特に鍵を紛失してしまって自分では解除できない場合、自転車屋は適切な工具と技術を持っているため、安全に対応してもらえます。
作業の流れとしては、以下のようなステップが一般的です。
- 店頭で事情を説明し、鍵を紛失したことを伝える
- 自転車の所有者であることを証明(防犯登録カードや身分証)
- 錠の取り外し作業と新しい鍵の取り付けについて相談
リング錠はフレームにしっかりと固定されているため、無理に自分で外そうとすると車体を傷つけることがあります。
自転車屋であれば、専用の工具を使って最小限のダメージで外してくれるため、安心感があります。
費用の目安は店舗によって異なりますが、以下のような相場が参考になります。
- 錠の破壊・取り外し:500円〜660円程度
- 新しいリング錠の部品代:1,000円前後(取り付け費込みで1,500円程度になることも)
- 一発二錠など特殊構造の場合:2,000円以上かかることもある
なお、取り外すだけでなく、新しい錠前をその場で取り付けてもらえるのも自転車屋のメリットです。
別の鍵を選ぶ際には、使いやすさや防犯性、開閉方式(鍵式・ダイヤル式など)について相談できる点も安心材料となります。
ただし注意点もあります。
自転車が古くて部品が劣化している場合や、特殊なフレーム形状をしている車種では、新しいリング錠の取り付けができないことがあります。
その場合は、代替としてワイヤーロックやU字ロックの使用を勧められることもあります。
また、繁忙期や店舗の混雑状況によっては、作業に時間がかかることもあるため、事前に予約をしておくとスムーズです。
このように、自転車屋に依頼することで、安全かつ適切な方法でリング錠を取り外すことができます。所有者確認を忘れずに、状況を詳しく伝えることで、スムーズな対応が期待できます。

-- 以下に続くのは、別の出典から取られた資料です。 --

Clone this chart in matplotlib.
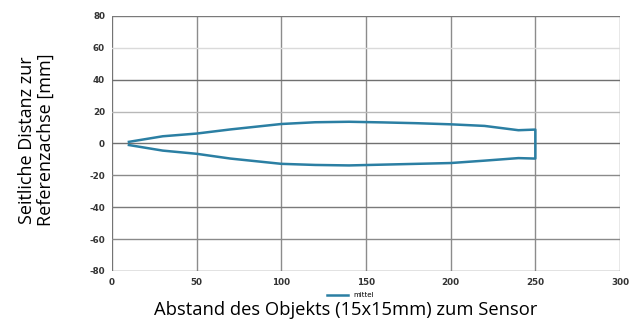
import numpy as np
import matplotlib.pyplot as plt

plt.rcParams['axes.unicode_minus'] = False

# Kontur der Erfassungszone (oben hin, unten zurück)
x_oben = [10, 30, 50, 70, 100, 120, 140, 160, 180, 200, 220, 240, 250]
y_oben = [1.0, 4.5, 6.2, 8.8, 12.2, 13.3, 13.6, 13.2, 12.7, 12.0, 11.0, 8.3, 8.7]
x_unten = [250, 240, 220, 200, 180, 160, 140, 120, 100, 70, 50, 30, 10]
y_unten = [-9.5, -9.2, -10.8, -12.3, -12.8, -13.3, -13.8, -13.5, -12.8, -9.5, -6.5, -4.5, -1.0]

x_ticks = [0, 50, 100, 150, 200, 250, 300]
y_ticks = [-80, -60, -40, -20, 0, 20, 40, 60, 80]

fig = plt.figure(figsize=(6.38, 3.26), dpi=100)
ax = fig.add_axes([0.1755, 0.169, 0.7963, 0.782])

x = x_oben + x_unten
y = y_oben + y_unten
ax.plot(x, y, color='#2b7fa3', lw=1.8, label='mittel', zorder=3)

ax.set_xlim(0, 300)
ax.set_ylim(-80, 80)
ax.set_xticks(x_ticks)
ax.set_yticks(y_ticks)

# Gitterlinien: oben teils heller, wie im Original
grid_farbe = {80: '#7a7a7a', 60: '#dadada', 40: '#707070', 20: '#b8b8b8', 0: '#707070',
              -20: '#8a8a8a', -40: '#7a7a7a', -60: '#8a8a8a', -80: '#707070'}
for xv in x_ticks:
    ax.axvline(xv, color='#8c8c8c', lw=1.0, zorder=1)
ax.axvline(0, color='#707070', lw=1.2, zorder=1)
for yv in y_ticks:
    ax.axhline(yv, color=grid_farbe[yv], lw=1.0, zorder=1)

for s in ax.spines.values():
    s.set_visible(False)
ax.tick_params(length=0, labelsize=6.3, colors='#333333', pad=5)
for lab in ax.get_xticklabels() + ax.get_yticklabels():
    lab.set_fontweight('bold')

fig.text(0.057, 0.571, 'Seitliche Distanz zur\nReferenzachse [mm]', rotation=90,
         ha='center', va='center', fontsize=13, family='Open Sans', linespacing=1.05)
fig.text(0.5415, 0.049, 'Abstand des Objekts (15x15mm) zum Sensor', ha='center',
         va='center', fontsize=13.2, family='Open Sans')

leg = fig.legend(loc='center', bbox_to_anchor=(0.55, 0.095), frameon=False,
                 handlelength=3, prop={'size': 5})

fig.savefig('out.png', dpi=100)
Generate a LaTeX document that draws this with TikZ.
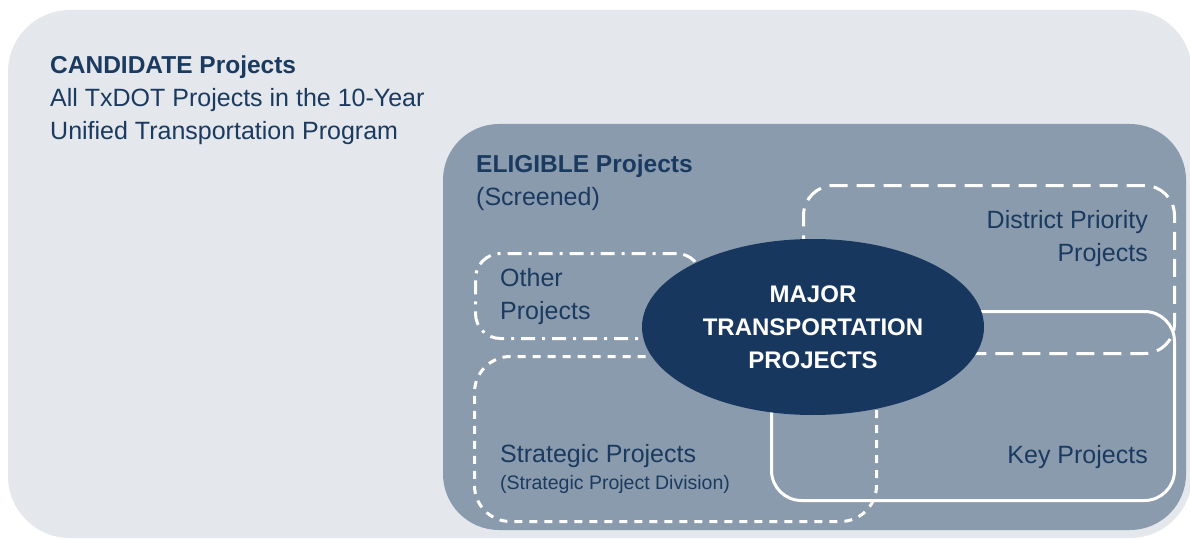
\documentclass[tikz,border=0pt]{standalone}
\usepackage{fontspec}
\setmainfont{Liberation Sans}
\usetikzlibrary{shapes.geometric}
\begin{document}
\begin{tikzpicture}[
  x=1pt, y=-1pt,
  font=\fontsize{25}{33}\selectfont,
  headtext/.style={font=\fontsize{24.5}{33}\selectfont\bfseries, text=navyText, anchor=base west, inner sep=0pt},
  bodytext/.style={text=navyText, anchor=base west, inner sep=0pt},
  righttext/.style={text=navyText, anchor=base east, inner sep=0pt},
  setbox/.style={draw=white, line width=3pt, anchor=north west, inner sep=0pt},
  otherline/.style={dash pattern=on 14pt off 7pt on 3pt off 7pt},
  districtline/.style={dash pattern=on 18pt off 9pt},
  strategicline/.style={dash pattern=on 8pt off 7pt},
  majorblob/.style={ellipse, fill=majorFill, text=white, align=center, inner sep=0pt,
    font=\fontsize{24}{33}\selectfont\bfseries},
]

\definecolor{candidateFill}{HTML}{E4E7EC}
\definecolor{eligibleFill}{HTML}{8A9BAE}
\definecolor{majorFill}{HTML}{17375E}
\definecolor{navyText}{HTML}{1B3A5F}

% Canvas.
\useasboundingbox (0,0) rectangle (1190,540);
\clip (0,0) rectangle (1190,540);
\fill[white] (0,0) rectangle (1190,540);

% Outer regions.
\fill[candidateFill, rounded corners=62pt] (8,10) rectangle (1192,538);
\fill[eligibleFill, rounded corners=56pt] (443,124) rectangle (1186,530);

% Candidate text.
\node[headtext] (candTitle) at (50,74) {CANDIDATE Projects};
\node[bodytext] (candLineA) at (50,107) {All TxDOT Projects in the 10-Year};
\node[bodytext] (candLineB) at (50,140) {Unified Transportation Program};

% Eligible text.
\node[headtext] (eligTitle) at (476,173) {ELIGIBLE Projects};
\node[bodytext] (eligLine) at (476,205) {(Screened)};

% Project sets.
\node[setbox, otherline, rounded corners=25pt, minimum width=226pt, minimum height=85pt]
  (otherSet) at (474,252) {};
\node[setbox, districtline, rounded corners=30pt, minimum width=371pt, minimum height=168pt]
  (districtSet) at (802,184) {};
\node[setbox, strategicline, rounded corners=36pt, minimum width=402pt, minimum height=165pt]
  (strategicSet) at (473,355) {};
\node[setbox, rounded corners=30pt, minimum width=403pt, minimum height=189pt]
  (keySet) at (770,310) {};

% Set labels.
\node[bodytext] (otherA) at (500,286) {Other};
\node[bodytext] (otherB) at (500,319) {Projects};
\node[righttext] (districtA) at (1148,228) {District Priority};
\node[righttext] (districtB) at (1148,261) {Projects};
\node[bodytext] (strategicA) at (500,462) {Strategic Projects};
\node[bodytext, font=\fontsize{19.5}{20}\selectfont] (strategicB) at (500,489) {(Strategic Project Division)};
\node[righttext] (keyA) at (1148,463) {Key Projects};

% Major projects.
\node[majorblob, minimum width=342pt, minimum height=176pt] (major) at (813,327)
  {MAJOR\\TRANSPORTATION\\PROJECTS};

\end{tikzpicture}
\end{document}
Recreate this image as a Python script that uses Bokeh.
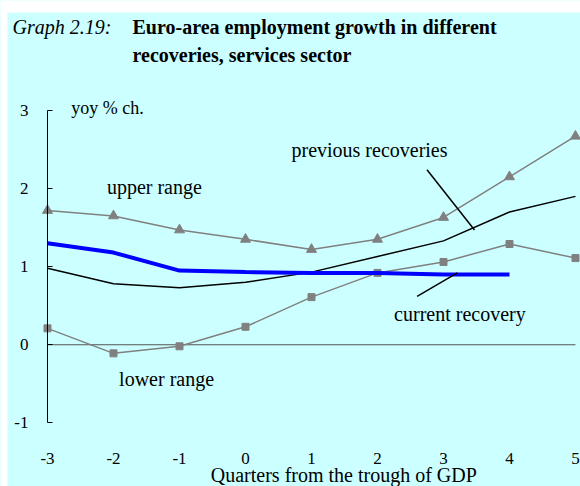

まとめ:自転車のリング錠の鍵を紛失した時に役立つ対処法
自転車のリング錠(馬蹄錠)の鍵を紛失した場合、焦らず状況に応じた方法を選ぶことが大切です。無理に力ずくで外そうとせず、鍵の構造や自分の環境に合った対応を行いましょう。
主な対処法には以下のような選択肢があります。
- 工具を使って自力でリングロックを外す
- 安全ピンや傘のパーツを使った応急開錠
- マイナスドライバーによる内部操作
- 鍵開け専門業者や出張サービスへの依頼
- スペアキーの注文や鍵の再取り付け
どの方法も、所有者であることを証明できる防犯登録情報があれば、よりスムーズに対応できます。自転車店やホームセンターを利用する際にも、事前に作業可否や費用の確認をしておくと安心です。
緊急時には、費用やリスクを踏まえたうえで判断し、安全かつ確実な方法を選ぶことが、トラブル回避のポイントとなります。